In his 1986 Flora costaricensis treatment of Acanthaceae, family specialist L. H. Durkee (GRI) used the name Chaetothylax leucanthus Leonard (based on a Colombian type) for what he judged to be the sole Costa Rican representative of its genus. Subsequently, Chaetothylax was subsumed within Justicia as sect. Chaetothylax (Nees) V. A. W. Graham (1988). In 1999, Durkee validated the combination Justicia rothschuhii (Lindau) Durkee [see The Cutting Edge 7(1): 6–7, Jan. 2000], based on Chaetothylax rothschuhii Lindau (typified by a Nicaraguan specimen), stating that the sp. “has also been collected in Guatemala, Honduras, and Costa Rica.” He went on to use the name Justicia rothschuhii in Flora de Nicaragua (2001) for a sp. ranging from “Guatemala a Costa Rica,” but did not include C. leucanthus in synonymy, or otherwise mention the name, in either publication.
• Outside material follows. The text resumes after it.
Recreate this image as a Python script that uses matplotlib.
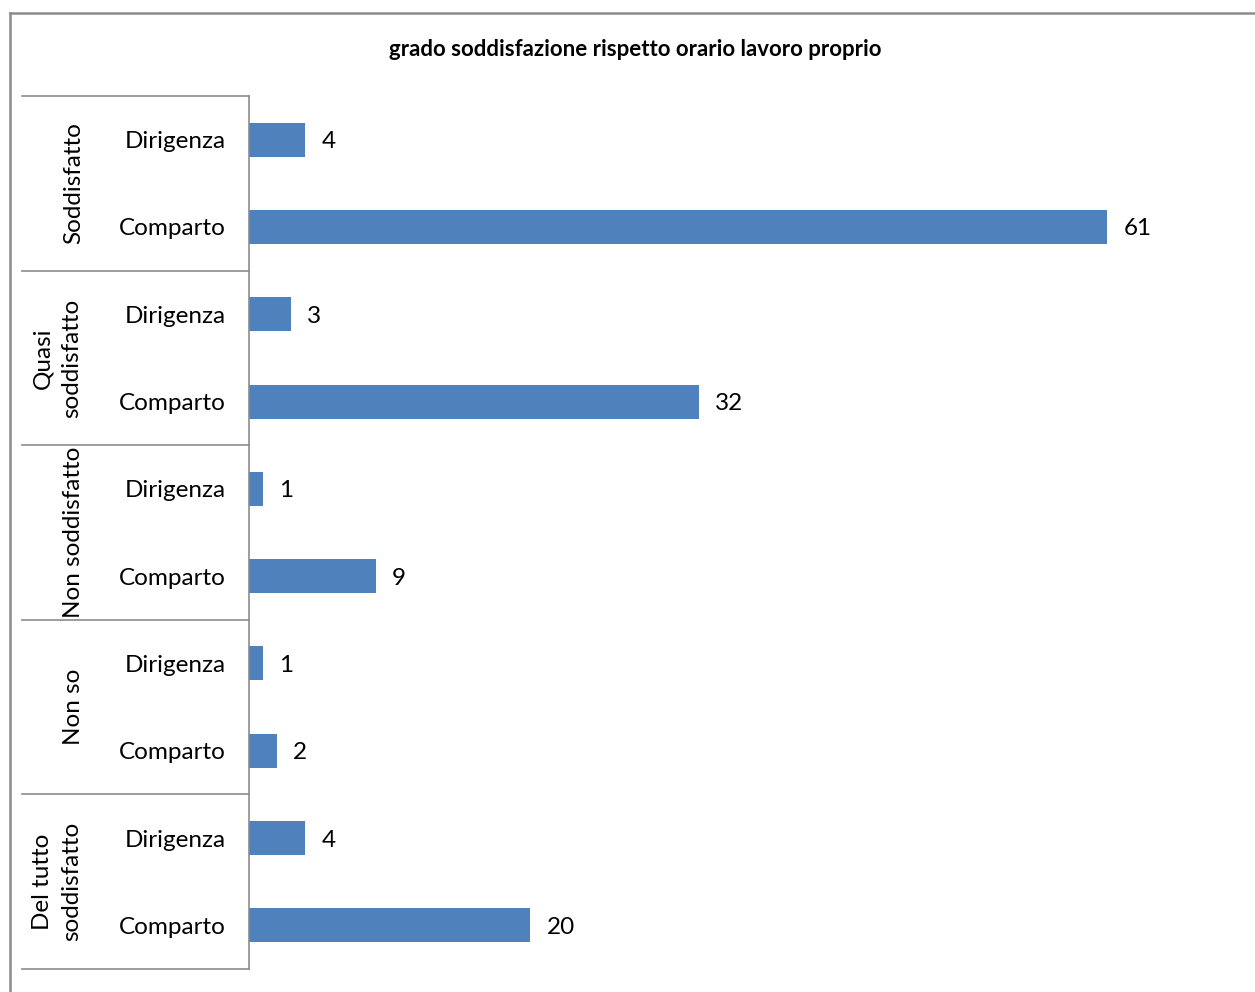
import matplotlib.pyplot as plt
from matplotlib.lines import Line2D

# Survey answers, listed top to bottom as they appear on the chart
groups = ['Soddisfatto', 'Quasi\nsoddisfatto', 'Non soddisfatto', 'Non so', 'Del tutto\nsoddisfatto']
roles = ['Dirigenza', 'Comparto']
dirigenza = [4, 3, 1, 1, 4]
comparto = [61, 32, 9, 2, 20]

title = 'grado soddisfazione rispetto orario lavoro proprio'
bar_color = '#4F81BD'
line_color = '#8C8C8C'
font = ['Lato', 'DejaVu Sans']
fs = 17.5

W, H = 1255, 992
fig = plt.figure(figsize=(W / 100, H / 100), dpi=100)

# plot area in pixels: left 249, right 1234, top 96, bottom 969
ax = fig.add_axes([249 / W, 1 - 969 / H, (1234 - 249) / W, (969 - 96) / H])

n = len(groups) * len(roles)
labels, values = [], []
for d, c in zip(dirigenza, comparto):
    labels += roles
    values += [d, c]

ypos = list(range(n))
ax.barh(ypos, values, height=0.39, color=bar_color)
ax.set_ylim(n - 0.5, -0.5)
ax.set_xlim(0, 70)

for y, v in zip(ypos, values):
    ax.annotate(str(v), (v, y), xytext=(16, 0), textcoords='offset pixels',
                va='center_baseline', ha='left', fontsize=fs, family=font)

ax.set_yticks(ypos)
ax.set_yticklabels(labels, fontsize=fs, family=font)
ax.tick_params(axis='y', length=0, pad=17)
ax.set_xticks([])
for side in ['top', 'right', 'bottom']:
    ax.spines[side].set_visible(False)
ax.spines['left'].set_color(line_color)
ax.spines['left'].set_linewidth(1.2)

# group separators and rotated group names to the left of the axis
def px_to_fig(x, y):
    return x / W, 1 - y / H

top_px, bottom_px = 96, 969
step = (bottom_px - top_px) / len(groups)
for i in range(len(groups) + 1):
    y = top_px + i * step
    x0, yf = px_to_fig(22, y)
    x1, _ = px_to_fig(249, y)
    fig.add_artist(Line2D([x0, x1], [yf, yf], color=line_color, lw=1.2))

for i, g in enumerate(groups):
    yc = top_px + (i + 0.5) * step
    xc = 74 if '\n' not in g else 57
    fx, fy = px_to_fig(xc, yc)
    fig.text(fx, fy, g, rotation=90, ha='center', va='center', fontsize=fs,
             family=font, multialignment='center', linespacing=1.45)

# outer chart frame (runs off the right and bottom edges)
fx0, fy0 = px_to_fig(10, 13)
fig.add_artist(Line2D([fx0, 1.01], [fy0, fy0], color=line_color, lw=1.8))
fig.add_artist(Line2D([fx0, fx0], [fy0, -0.01], color=line_color, lw=1.8))

tx, ty = px_to_fig(635, 49)
fig.text(tx, ty, title, ha='center', va='center', fontsize=16, fontweight='bold', family=font)

fig.savefig('out.png', dpi=100)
However, the Acanthaceae account in the Catalogue of the vascular plants of Ecuador (1999), not involving Durkee, did cite Chaetothylax leucanthus as a synonym of the much older C. rothschuhii. The author of the paper presently under consideration states that “all four species [of Chaetothylax] recognised by Leonard [in a treatment of Colombian spp. that omits C. rothschuhii] are very close and may represent a single species”; nonetheless, he goes ahead and validates new names in Justicia for all of them, while cautioning that this action “does not necessarily imply that the species have been carefully revised.” Thus the taxon (whatever it may be) formerly known as Chaetothylax leucanthus abruptly becomes Justicia albicans J. R. I. Wood (the epithet leucantha being long preoccupied in Justicia). This inexcusably long-winded review is predicated on the notion that a scenario exists in which J. albicans could become an operative name in Costa Rica, once it is established exactly how many spp. of sect. Chaetothylax occur in the country and the taxonomy of the group has been worked out over its entire geographic range. Incidentally, none of the novelties in Stenostephanus (the new repository for spp. formerly included in Habracanthus and Hansteinia) concerns us.
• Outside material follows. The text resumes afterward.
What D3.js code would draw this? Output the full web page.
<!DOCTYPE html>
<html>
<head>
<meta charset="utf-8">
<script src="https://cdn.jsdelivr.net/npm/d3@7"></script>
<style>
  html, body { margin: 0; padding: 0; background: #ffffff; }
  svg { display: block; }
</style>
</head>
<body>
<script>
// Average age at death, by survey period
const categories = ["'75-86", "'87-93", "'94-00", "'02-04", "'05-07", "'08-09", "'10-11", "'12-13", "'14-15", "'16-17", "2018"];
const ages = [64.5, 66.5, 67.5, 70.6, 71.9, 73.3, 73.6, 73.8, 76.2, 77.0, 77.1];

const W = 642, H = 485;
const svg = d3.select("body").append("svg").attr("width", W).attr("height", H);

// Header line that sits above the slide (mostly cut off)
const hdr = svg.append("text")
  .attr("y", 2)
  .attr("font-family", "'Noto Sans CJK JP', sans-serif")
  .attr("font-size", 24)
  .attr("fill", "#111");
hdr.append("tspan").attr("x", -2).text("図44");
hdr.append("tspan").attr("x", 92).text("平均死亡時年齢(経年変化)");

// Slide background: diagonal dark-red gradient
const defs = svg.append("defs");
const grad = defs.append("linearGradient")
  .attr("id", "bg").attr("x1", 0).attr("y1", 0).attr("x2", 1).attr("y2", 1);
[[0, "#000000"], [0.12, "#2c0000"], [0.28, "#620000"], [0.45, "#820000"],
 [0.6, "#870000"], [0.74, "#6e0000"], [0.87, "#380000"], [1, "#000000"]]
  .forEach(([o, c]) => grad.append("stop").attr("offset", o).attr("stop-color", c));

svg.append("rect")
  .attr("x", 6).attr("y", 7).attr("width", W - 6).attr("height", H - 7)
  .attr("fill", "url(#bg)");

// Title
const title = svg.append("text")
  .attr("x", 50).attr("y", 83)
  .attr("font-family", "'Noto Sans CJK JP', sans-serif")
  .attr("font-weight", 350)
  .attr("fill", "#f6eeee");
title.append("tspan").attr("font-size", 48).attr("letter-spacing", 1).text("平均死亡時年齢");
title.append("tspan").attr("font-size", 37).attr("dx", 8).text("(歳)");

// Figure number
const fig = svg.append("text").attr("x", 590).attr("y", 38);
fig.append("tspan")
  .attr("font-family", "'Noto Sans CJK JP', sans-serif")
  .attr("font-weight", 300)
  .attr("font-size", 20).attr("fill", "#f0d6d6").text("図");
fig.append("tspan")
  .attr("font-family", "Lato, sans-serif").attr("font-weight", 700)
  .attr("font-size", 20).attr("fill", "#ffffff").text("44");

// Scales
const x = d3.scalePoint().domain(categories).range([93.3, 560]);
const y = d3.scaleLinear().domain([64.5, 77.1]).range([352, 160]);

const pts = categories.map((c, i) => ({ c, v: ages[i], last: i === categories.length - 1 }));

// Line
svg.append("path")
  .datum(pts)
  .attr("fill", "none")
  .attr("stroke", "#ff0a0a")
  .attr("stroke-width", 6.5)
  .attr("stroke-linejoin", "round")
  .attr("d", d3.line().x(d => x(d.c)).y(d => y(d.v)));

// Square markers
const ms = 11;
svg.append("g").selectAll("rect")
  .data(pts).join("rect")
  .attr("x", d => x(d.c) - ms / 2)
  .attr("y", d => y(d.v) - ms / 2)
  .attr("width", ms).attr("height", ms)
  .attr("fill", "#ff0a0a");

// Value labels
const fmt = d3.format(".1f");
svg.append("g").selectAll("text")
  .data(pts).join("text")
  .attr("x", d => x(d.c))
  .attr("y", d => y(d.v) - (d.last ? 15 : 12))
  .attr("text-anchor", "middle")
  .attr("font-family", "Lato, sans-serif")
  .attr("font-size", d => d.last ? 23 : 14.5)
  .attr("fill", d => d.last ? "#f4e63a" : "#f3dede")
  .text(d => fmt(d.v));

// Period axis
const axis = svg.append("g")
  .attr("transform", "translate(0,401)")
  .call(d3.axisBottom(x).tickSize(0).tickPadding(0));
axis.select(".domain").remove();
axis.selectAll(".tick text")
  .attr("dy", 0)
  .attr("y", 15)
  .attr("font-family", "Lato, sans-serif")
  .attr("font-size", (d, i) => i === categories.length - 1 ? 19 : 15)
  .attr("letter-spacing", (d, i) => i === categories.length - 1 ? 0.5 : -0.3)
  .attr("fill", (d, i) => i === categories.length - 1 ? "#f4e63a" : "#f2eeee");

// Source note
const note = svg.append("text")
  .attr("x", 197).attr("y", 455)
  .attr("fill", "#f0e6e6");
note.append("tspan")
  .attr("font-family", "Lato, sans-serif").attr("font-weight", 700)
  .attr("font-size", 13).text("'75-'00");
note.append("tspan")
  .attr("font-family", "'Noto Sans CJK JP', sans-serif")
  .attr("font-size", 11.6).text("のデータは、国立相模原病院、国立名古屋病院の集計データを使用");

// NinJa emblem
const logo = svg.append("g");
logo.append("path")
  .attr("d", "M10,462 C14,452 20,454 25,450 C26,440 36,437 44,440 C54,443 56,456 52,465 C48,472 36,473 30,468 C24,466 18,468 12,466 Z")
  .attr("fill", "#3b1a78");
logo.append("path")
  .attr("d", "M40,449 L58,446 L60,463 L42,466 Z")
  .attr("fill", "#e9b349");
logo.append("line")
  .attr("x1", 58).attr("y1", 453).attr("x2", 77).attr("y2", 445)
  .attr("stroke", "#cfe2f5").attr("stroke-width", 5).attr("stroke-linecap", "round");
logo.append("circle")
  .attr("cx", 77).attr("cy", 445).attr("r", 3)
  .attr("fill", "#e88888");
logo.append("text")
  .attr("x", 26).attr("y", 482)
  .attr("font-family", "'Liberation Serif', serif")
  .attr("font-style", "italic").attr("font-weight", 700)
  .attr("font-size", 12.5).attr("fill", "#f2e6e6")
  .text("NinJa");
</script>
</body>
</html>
Worberg, A., M. H. Alford, D. Quandt & T. Borsch. 2009. Huerteales sister to Brassicales plus Malvales, and newly circumscribed to include Dipentodon, Gerrardina, Huertea, Perrottetia, and Tapiscia. Taxon 58: 468–478.
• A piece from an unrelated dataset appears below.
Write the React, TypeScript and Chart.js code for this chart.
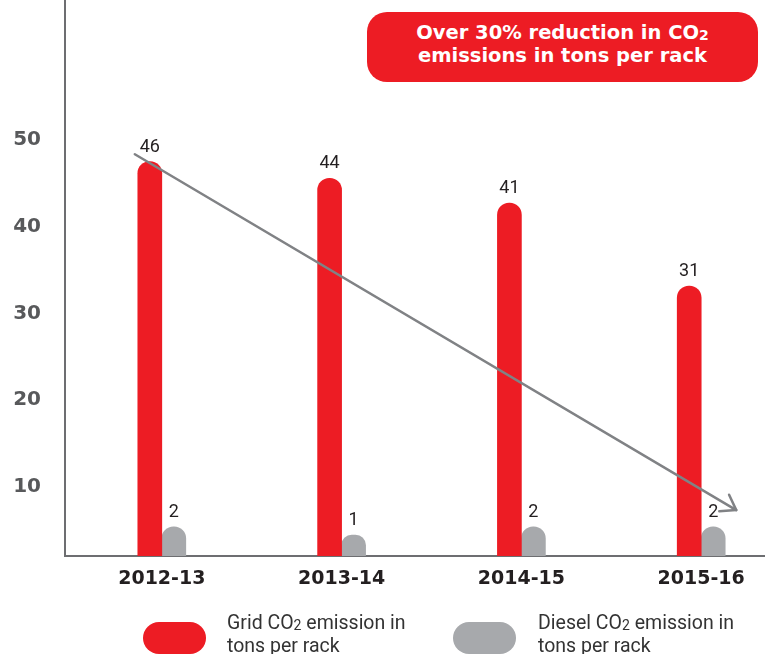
import React, { useEffect, useRef } from 'react';
import { Chart, registerables } from 'chart.js';

Chart.register(...registerables);

// ---- data ----
const CATEGORIES = ['2012-13', '2013-14', '2014-15', '2015-16'];
const GRID_CO2 = [46, 44, 41, 31];
const DIESEL_CO2 = [2, 1, 2, 2];
const Y_TICKS = [10, 20, 30, 40, 50];
const SERIES_NAMES = ['Grid', 'Diesel'];
const SERIES_COLORS = ['#ED1C24', '#A7A9AC'];
const CALLOUT_LINES = ['Over 30% reduction in CO', 'emissions in tons per rack'];
// trend arrow endpoints in data units: [category position, value]
const TREND_FROM = [-0.15, 46.9];
const TREND_TO = [3.195, 4.0];

// ---- scale ranges ----
const X_MIN = -0.5384;
const X_MAX = 3.3548;
const Y_MIN = -1.531;
const Y_MAX = 65.49;
const YT_MIN = 2.046;
const YT_MAX = 66.14;

const overlayPlugin = {
  id: 'overlay',
  afterDatasetsDraw(chart: any) {
    const ctx = chart.ctx;
    const xs = chart.scales.x;
    const ys = chart.scales.y;
    const x1 = xs.getPixelForValue(TREND_FROM[0]);
    const y1 = ys.getPixelForValue(TREND_FROM[1]);
    const x2 = xs.getPixelForValue(TREND_TO[0]);
    const y2 = ys.getPixelForValue(TREND_TO[1]);
    ctx.save();
    ctx.strokeStyle = '#808285';
    ctx.lineWidth = 2.5;
    ctx.lineCap = 'round';
    ctx.lineJoin = 'round';
    ctx.beginPath();
    ctx.moveTo(x1, y1);
    ctx.lineTo(x2, y2);
    ctx.stroke();
    const ang = Math.atan2(y2 - y1, x2 - x1);
    const L = 17;
    const spread = 0.6;
    ctx.beginPath();
    ctx.moveTo(x2 - L * Math.cos(ang - spread), y2 - L * Math.sin(ang - spread));
    ctx.lineTo(x2, y2);
    ctx.lineTo(x2 - L * Math.cos(ang + spread), y2 - L * Math.sin(ang + spread));
    ctx.stroke();

    ctx.font = '18px Roboto';
    ctx.fillStyle = '#231F20';
    ctx.textAlign = 'center';
    ctx.textBaseline = 'alphabetic';
    chart.data.datasets.forEach((ds: any, i: number) => {
      chart.getDatasetMeta(i).data.forEach((el: any, j: number) => {
        ctx.fillText(String(ds.data[j].y), el.x, el.y - 10);
      });
    });
    ctx.restore();
  },
};

export default function App() {
  const ref = useRef<HTMLCanvasElement | null>(null);

  useEffect(() => {
    if (!ref.current) return;
    const mk = (vals: number[]) => CATEGORIES.map((_, i) => ({ x: i, y: vals[i] }));
    const chart = new Chart(ref.current, {
      type: 'bar',
      data: {
        datasets: [
          {
            label: SERIES_NAMES[0],
            data: mk(GRID_CO2),
            backgroundColor: SERIES_COLORS[0],
            base: Y_MIN,
          } as any,
          {
            label: SERIES_NAMES[1],
            data: mk(DIESEL_CO2),
            backgroundColor: SERIES_COLORS[1],
            base: Y_MIN,
          } as any,
        ],
      },
      options: {
        animation: false,
        responsive: false,
        layout: { padding: 0 },
        datasets: {
          bar: {
            barThickness: 24,
            borderRadius: 12,
            borderSkipped: 'start',
            borderWidth: 0,
          },
        } as any,
        plugins: {
          legend: { display: false },
          tooltip: { enabled: false },
          title: { display: false },
        },
        scales: {
          x: {
            type: 'linear',
            min: X_MIN,
            max: X_MAX,
            offset: false,
            bounds: 'data',
            grid: { display: false, drawTicks: false, tickLength: 0, offset: false },
            border: { display: true, color: '#6D6E71', width: 2 },
            afterBuildTicks: (s: any) => {
              s.ticks = CATEGORIES.map((_, i) => ({ value: i }));
            },
            afterFit: (s: any) => {
              s.height = 98;
              s.paddingLeft = 0;
              s.paddingRight = 0;
            },
            ticks: {
              autoSkip: false,
              maxRotation: 0,
              includeBounds: false,
              padding: 12,
              color: '#231F20',
              font: { family: '"DejaVu Sans"', size: 19, weight: 'bold' },
              callback: (v: any) => CATEGORIES[v as number] ?? '',
            },
          },
          y: {
            display: false,
            min: Y_MIN,
            max: Y_MAX,
          },
          yTicks: {
            type: 'linear',
            position: 'left',
            min: YT_MIN,
            max: YT_MAX,
            bounds: 'data',
            grid: { display: false, drawTicks: false, tickLength: 0 },
            border: { display: true, color: '#6D6E71', width: 2 },
            afterBuildTicks: (s: any) => {
              s.ticks = Y_TICKS.map((v) => ({ value: v }));
            },
            afterFit: (s: any) => {
              s.width = 65;
              s.paddingTop = 0;
              s.paddingBottom = 0;
            },
            ticks: {
              padding: 24,
              includeBounds: false,
              color: '#58595B',
              font: { family: '"DejaVu Sans"', size: 20, weight: 'bold' },
            },
          },
        } as any,
      },
      plugins: [overlayPlugin],
    });
    return () => chart.destroy();
  }, []);

  const sub: React.CSSProperties = { fontSize: '0.72em', verticalAlign: 'baseline', position: 'relative', top: 1 };
  const legendX = [
    { pill: 143, text: 227 },
    { pill: 453, text: 538 },
  ];

  return (
    <div style={{ position: 'fixed', left: 0, top: 0, width: 765, height: 654, overflow: 'hidden', background: '#fff' }}>
      <canvas ref={ref} width={765} height={654} style={{ position: 'absolute', left: 0, top: 0, display: 'block' }} />
      <div
        style={{
          position: 'absolute',
          left: 367,
          top: 12,
          width: 391,
          height: 70,
          borderRadius: 20,
          background: '#ED1C24',
          color: '#fff',
          fontFamily: '"DejaVu Sans"',
          fontWeight: 'bold',
          fontSize: 19.5,
          lineHeight: '22px',
          textAlign: 'center',
          paddingTop: 10,
          boxSizing: 'border-box',
        }}
      >
        {CALLOUT_LINES[0]}
        <span style={sub}>2</span>
        <br />
        {CALLOUT_LINES[1]}
      </div>
      {SERIES_NAMES.map((name, i) => (
        <React.Fragment key={name}>
          <div
            style={{
              position: 'absolute',
              left: legendX[i].pill,
              top: 622,
              width: 63,
              height: 32,
              borderRadius: 16,
              background: SERIES_COLORS[i],
            }}
          />
          <div
            style={{
              position: 'absolute',
              left: legendX[i].text,
              top: 612,
              fontFamily: 'Roboto',
              fontSize: 19.5,
              lineHeight: '22px',
              color: '#333',
              whiteSpace: 'nowrap',
            }}
          >
            {name} CO<span style={sub}>2</span> emission in
            <br />
            tons per rack
          </div>
        </React.Fragment>
      ))}
    </div>
  );
}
As suggested by its title, this paper is concerned principally with ordinal classification, of little significance to us. We are more interested in the family placement of Huertea and Perrottetia, the only genera included in the study that occur in Costa Rica. Though the former was traditionally classed in Staphyleaceae and the latter in Celastraceae, recent molecular evidence [see, e.g., The Cutting Edge 13(3): 14–15, Jul. 2006] has placed them close together, in the vicinity of the small Southeast Asian genera Dipentodon and Tapiscia. Huertea has been included of late in Tapisciaceae, a position that is upheld and continued here. However, the authors do not firmly commit themselves on the fate of Perrottetia; provisionally (in their cladograms) they refer it to Dipentodontaceae, but note in their text that “the detailed relationships within the clade comprised of Perrottetia, Dipentodon, Huertea and Tapiscia await additional sequence data.” Effectively, then, both Huertea and Perrottetia are in taxonomic limbo: neither can remain in the family to which it has traditionally been assigned, but their final resting places are yet to be determined. It seems most likely that they will either wind up in separate families, Tapisciaceae and Dipentodontaceae (respectively), or together in Dipentodontaceae (the older name).